One of the principal techniques used in partisan gerrymandering is “cracking,” where communities of Democrats or Republicans are divided up among multiple districts in order to dilute their votes. The proposal would try to limit that by requiring that at least 65 of the state’s 88 counties each be contained within a single congressional district. No more than 18 counties could be split once, and no more than five counties could be split twice.

Richard Gunther, a professor emeritus at The Ohio State University who helped draft the ballot initiative, expressed concern that even under those limitations, lawmakers could “crack” the state’s large urban areas.

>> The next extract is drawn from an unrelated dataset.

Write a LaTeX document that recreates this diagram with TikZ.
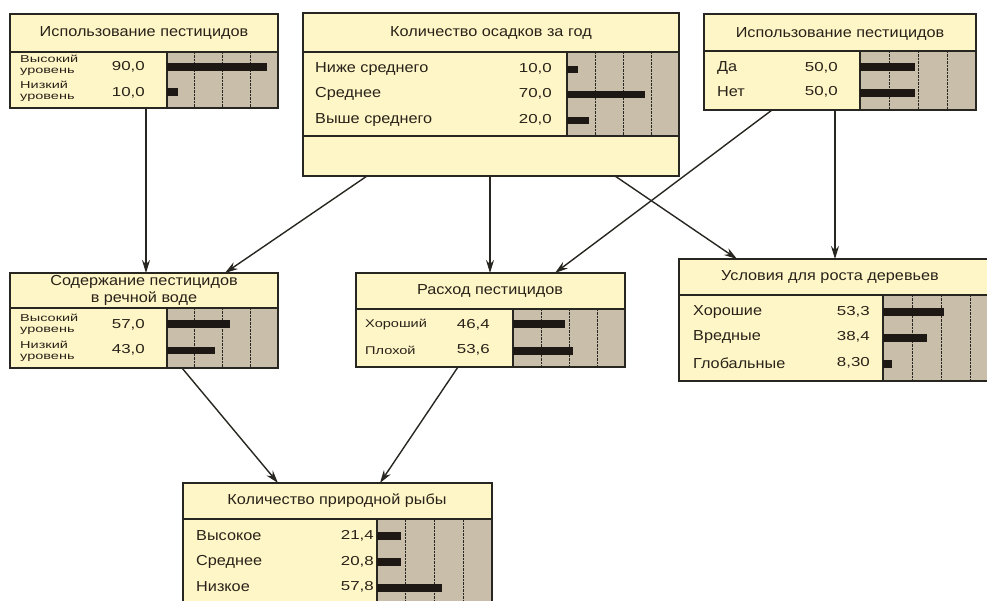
\documentclass[tikz,border=0pt]{standalone}
\usepackage{fontspec}
\setmainfont{Liberation Sans}[FakeStretch=1.12]
\newfontfamily\widefont{Liberation Sans}[FakeStretch=1.45]
\newfontfamily\midwide{Liberation Sans}[FakeStretch=1.3]
\usetikzlibrary{arrows.meta}
\definecolor{cream}{RGB}{255,246,200}
\definecolor{chartbg}{RGB}{200,190,170}
\definecolor{barcol}{RGB}{30,24,20}
\definecolor{ink}{RGB}{40,34,24}
\definecolor{edge}{RGB}{40,38,32}
\newcommand\chartbox[4]{%
  \fill[chartbg] (#1,#2) rectangle (#3,#4);
  \foreach \f in {0.25,0.5,0.75}{\draw[gridline] ({#1+\f*(#3-#1)},#2) -- ({#1+\f*(#3-#1)},#4);}
  \draw[edge,line width=1.4pt] (#1,#2) -- (#1,#4);}
\newcommand\statbar[5]{\fill[barcol] (#1,#2) rectangle ({#1+#5/100*#3},#4);}
\tikzset{
  boxnode/.style={draw=edge,line width=1.4pt,fill=cream,inner sep=0pt,outer sep=0pt,anchor=north west},
  gridline/.style={edge,line width=0.8pt,dash pattern=on 2.5pt off 1pt},
  divider/.style={edge,line width=1.4pt},
  titletext/.style={text=ink,font=\fontsize{14.5}{16.5}\selectfont,align=center,inner sep=0pt},
  labeltext/.style={text=ink,font=\fontsize{14.5}{16.5}\selectfont,anchor=west,inner sep=0pt},
  valtext/.style={text=ink,font=\midwide\fontsize{13}{15}\selectfont,anchor=east,inner sep=0pt},
  smalllabel/.style={text=ink,font=\widefont\fontsize{10}{11}\selectfont,anchor=west,align=left,inner sep=0pt},
  midlabel/.style={text=ink,font=\midwide\fontsize{11.2}{13}\selectfont,anchor=west,inner sep=0pt},
  link/.style={draw=edge,line width=1.4pt,-{Stealth[length=13pt,width=8pt]}}
}
\begin{document}
\begin{tikzpicture}[x=1pt,y=-1pt]
\useasboundingbox (0,0) rectangle (987,601);
\clip (0,0) rectangle (987,601);
% ---------- node 1
\node[boxnode,minimum width=268pt,minimum height=94pt] (n1) at (10,14) {};
\chartbox{167}{52}{278}{108}
\draw[divider] (10,52) -- (278,52);
\draw[edge,line width=1.4pt] (n1.north west) rectangle (n1.south east);
\node[titletext] (t1) at (144,33) {Использование пестицидов};
\node[smalllabel] (l11) at (20,65.5) {Высокий\\уровень};
\node[smalllabel] (l12) at (20,91.5) {Низкий\\уровень};
\node[valtext] (v11) at (145,67) {90,0};
\node[valtext] (v12) at (145,93) {10,0};
\statbar{167}{63}{111}{71}{90}
\statbar{167}{88}{111}{96}{10}
% ---------- node 2
\node[boxnode,minimum width=376pt,minimum height=163pt] (n2) at (303,13) {};
\chartbox{567}{52}{679}{136}
\draw[divider] (303,52) -- (679,52);
\draw[divider] (303,136) -- (679,136);
\draw[edge,line width=1.4pt] (n2.north west) rectangle (n2.south east);
\node[titletext] (t2) at (491,33) {Количество осадков за год};
\node[labeltext] (l21) at (315,69) {Ниже среднего};
\node[labeltext] (l22) at (315,94) {Среднее};
\node[labeltext] (l23) at (315,120) {Выше среднего};
\node[valtext] (v21) at (552,69) {10,0};
\node[valtext] (v22) at (552,94) {70,0};
\node[valtext] (v23) at (552,120) {20,0};
\statbar{567}{66}{112}{73}{10}
\statbar{567}{91}{112}{98}{70}
\statbar{567}{117}{112}{124}{20}
% ---------- node 3
\node[boxnode,minimum width=272pt,minimum height=96pt] (n3) at (704,14) {};
\chartbox{860}{51}{976}{110}
\draw[divider] (704,51) -- (976,51);
\draw[edge,line width=1.4pt] (n3.north west) rectangle (n3.south east);
\node[titletext] (t3) at (840,34) {Использование пестицидов};
\node[labeltext] (l31) at (717,68) {Да};
\node[labeltext] (l32) at (717,92) {Нет};
\node[valtext] (v31) at (838,68) {50,0};
\node[valtext] (v32) at (838,92) {50,0};
\statbar{860}{63}{110}{71}{50}
\statbar{860}{89}{110}{97}{50}
% ---------- node 4
\node[boxnode,minimum width=268pt,minimum height=95pt] (n4) at (10,273) {};
\chartbox{167}{308}{278}{368}
\draw[divider] (10,308) -- (278,308);
\draw[edge,line width=1.4pt] (n4.north west) rectangle (n4.south east);
\node[titletext] (t4) at (144,290.5) {Содержание пестицидов\\в речной воде};
\node[smalllabel] (l41) at (20,324.5) {Высокий\\уровень};
\node[smalllabel] (l42) at (20,351.5) {Низкий\\уровень};
\node[valtext] (v41) at (145,325) {57,0};
\node[valtext] (v42) at (145,350) {43,0};
\statbar{167}{320}{111}{328}{57}
\statbar{167}{347}{111}{354}{43}
% ---------- node 5
\node[boxnode,minimum width=269pt,minimum height=94pt] (n5) at (356,273) {};
\chartbox{513}{309}{625}{367}
\draw[divider] (356,309) -- (625,309);
\draw[edge,line width=1.4pt] (n5.north west) rectangle (n5.south east);
\node[titletext] (t5) at (490,291) {Расход пестицидов};
\node[midlabel] (l51) at (365,325) {Хороший};
\node[midlabel] (l52) at (365,350) {Плохой};
\node[valtext] (v51) at (490,325) {46,4};
\node[valtext] (v52) at (490,350) {53,6};
\statbar{513}{320}{112}{328}{46.4}
\statbar{513}{347}{112}{355}{53.6}
% ---------- node 6
\node[boxnode,minimum width=320pt,minimum height=122pt] (n6) at (679,259) {};
\chartbox{883}{295}{999}{381}
\draw[divider] (679,295) -- (999,295);
\draw[edge,line width=1.4pt] (n6.north west) rectangle (n6.south east);
\node[titletext] (t6) at (830,277) {Условия для роста деревьев};
\node[labeltext] (l61) at (693,312) {Хорошие};
\node[labeltext] (l62) at (693,337) {Вредные};
\node[labeltext] (l63) at (693,363) {Глобальные};
\node[valtext] (v61) at (870,312) {53,3};
\node[valtext] (v62) at (870,337) {38,4};
\node[valtext] (v63) at (870,363) {8,30};
\statbar{883}{308}{114}{316}{53.3}
\statbar{883}{334}{114}{342}{38.4}
\statbar{883}{360}{114}{368}{8.3}
% ---------- node 7
\node[boxnode,minimum width=309pt,minimum height=132pt] (n7) at (183,483) {};
\chartbox{377}{519}{492}{615}
\draw[divider] (183,519) -- (492,519);
\draw[edge,line width=1.4pt] (n7.north west) rectangle (n7.south east);
\node[titletext] (t7) at (337,501) {Количество природной рыбы};
\node[labeltext] (l71) at (196,536) {Высокое};
\node[labeltext] (l72) at (196,562) {Среднее};
\node[labeltext] (l73) at (196,587) {Низкое};
\node[valtext] (v71) at (374,536) {21,4};
\node[valtext] (v72) at (374,562) {20,8};
\node[valtext] (v73) at (374,587) {57,8};
\statbar{377}{532}{113}{540}{21.4}
\statbar{377}{558}{113}{566}{20.8}
\statbar{377}{584}{113}{592}{57.8}
% ---------- connectors
\draw[link] ([xshift=136pt]n1.south west) -- ([xshift=136pt]n4.north west);
\draw[link] ([xshift=64pt]n2.south west) -- ([xshift=215pt]n4.north west);
\draw[link] ([xshift=187pt]n2.south west) -- ([xshift=134pt]n5.north west);
\draw[link] ([xshift=312pt]n2.south west) -- ([xshift=58pt]n6.north west);
\draw[link] ([xshift=68pt]n3.south west) -- ([xshift=199pt]n5.north west);
\draw[link] ([xshift=131pt]n3.south west) -- ([xshift=156pt]n6.north west);
\draw[link] ([xshift=172pt]n4.south west) -- ([xshift=95pt]n7.north west);
\draw[link] ([xshift=102pt]n5.south west) -- ([xshift=197pt]n7.north west);
\end{tikzpicture}
\end{document}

“There’s no legitimate reason why you have to have more than one split in any county,” he told HuffPost. “Allowing one split in 18 counties and two splits in the other five gives me pause. You wonder why provide for so many splits if it’s not for carving up large urban areas and engaging in cracking strategies.”

While Gunther plans to vote for the lawmakers’ proposal, he said it was not as robust as the one the ballot initiative would have required. He noted that the proposal wouldn’t prevent a “bipartisan gerrymander,” in which Democratic and Republican lawmakers work together to create roughly an equal number of safe districts for their respective parties. That’s still bad for the voters, Gunther said. The ballot initiative, by contrast, includes more explicit provisions barring lawmakers from drawing a map that gives either party an unfair advantage in any district.

Should Ohio voters reject the lawmakers’ proposal in May, Gunther said activists would keep working to get their proposal on the ballot in November.

In 2015, Ohio voters approved a proposal from lawmakers to create a bipartisan board to draw state legislative districts. Facing pressure from then-U.S. House Speaker John Boehner (R-Ohio), Republican state lawmakers chose not to apply the same process to congressional redistricting.

Gunther, who was involved in negotiating the 2015 proposal, said Boehner’s retirement from Congress may have made it easier for local Republicans to embrace congressional redistricting reforms. He also said the fact that grassroots groups have their own initiative with over 200,000 signatures pressured lawmakers to act.

Michael Li, who tracks redistricting issues around the country as senior counsel at the Brennan Center for Justice’s Democracy Program, said the Ohio lawmakers’ proposal is “overall very strong” and could be a model for other states where a ballot initiative isn’t an option.

“An independent commission along the lines of California’s would have been stronger,” Li said. He described Ohio’s plan as “a bit of a tradeoff.”

“The legislature passed safeguards against one party using its control of the redistricting process to totally shellac the other, but it doesn’t mean that lawmakers couldn’t cut other kinds of bipartisan deals,” Li said. “On the other hand, having the legislature involved means that important voices for communities of color will be at the table.”